As regular readers know, my only computer is a laptop, and I like this and find it tremendously useful. Fiddling inside computers is largely something I do to the computers of my friends. There is a certain risk in this (for 20 minutes or so last week, this computer would not boot and it was my fault because I had bumped an IDE cable while removing a PCI card. Fortunately, it was easily fixed) but one does also earn kudos after fixing something that does not work. When I have a larger place to live and more money, I think I will build myself a desktop machine from scratch so that I have something to play with / run my entertainment system, and I can use the laptop after that mainly for portability purposes. But the desktop machine will be largely an indulgence. The present laptop on steroids does satisfy all my computing needs for now.

The thing that is a minor irritant is the amount of plugging in that is necessary when I place my laptop on my desk. Power, USB devices (via a single cable that goes into a hub), speakers, Firewire devices (if I had any) all have to be plugged in. Connecting printers, speakers and the like via WiFi is still a nuisance and quite expensive, although it can be done. Wireless USB is thought of but not quite there. Bluetooth has been promised a lot, but Bluetooth devices are not ubiquitous. What I want is wireless of some sort to more or less come as standard with all hardware, so I never have to plug anything in except to the power. We are not there yet, but we are tantalisingly close.

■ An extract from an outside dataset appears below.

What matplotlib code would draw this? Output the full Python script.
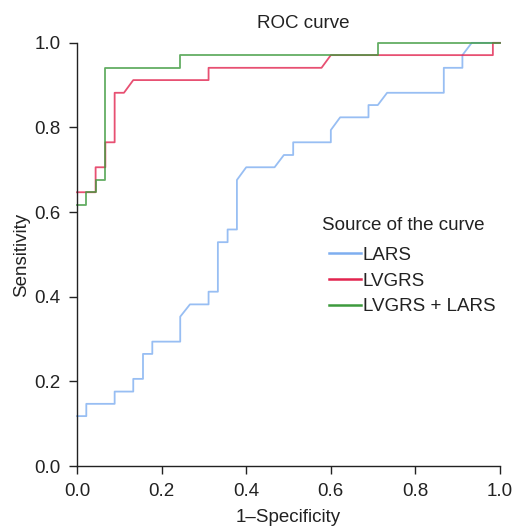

Update: I have just been playing around on my old laptop not on steroids, which was my only computer until December. It has an 550 MHz Intel Celeron, an 800x600 screen, 64Mbytes of RAM, a 5GByte hard disk, CD-ROM only, no ethernet or wireless (although I did run a USB ADSL modem off it, so a fast internet connection was something I did have, although only 64Mbytes of RAM meant that the computer was constantly swapping stuff in and out of RAM and the connection thus was not optimised, shall we say). How did I ever live with this? The new machine has a 1.4GHz Pentium M, a 1920x1200 screen, 512MBytes of RAM, a 60GByte hard disk, a DVD-ROM/CR-RW combo drive, 10/100 ethernet, and 802.11b/g wireless, amongst other things. I continue to be deeply happy with the new machine.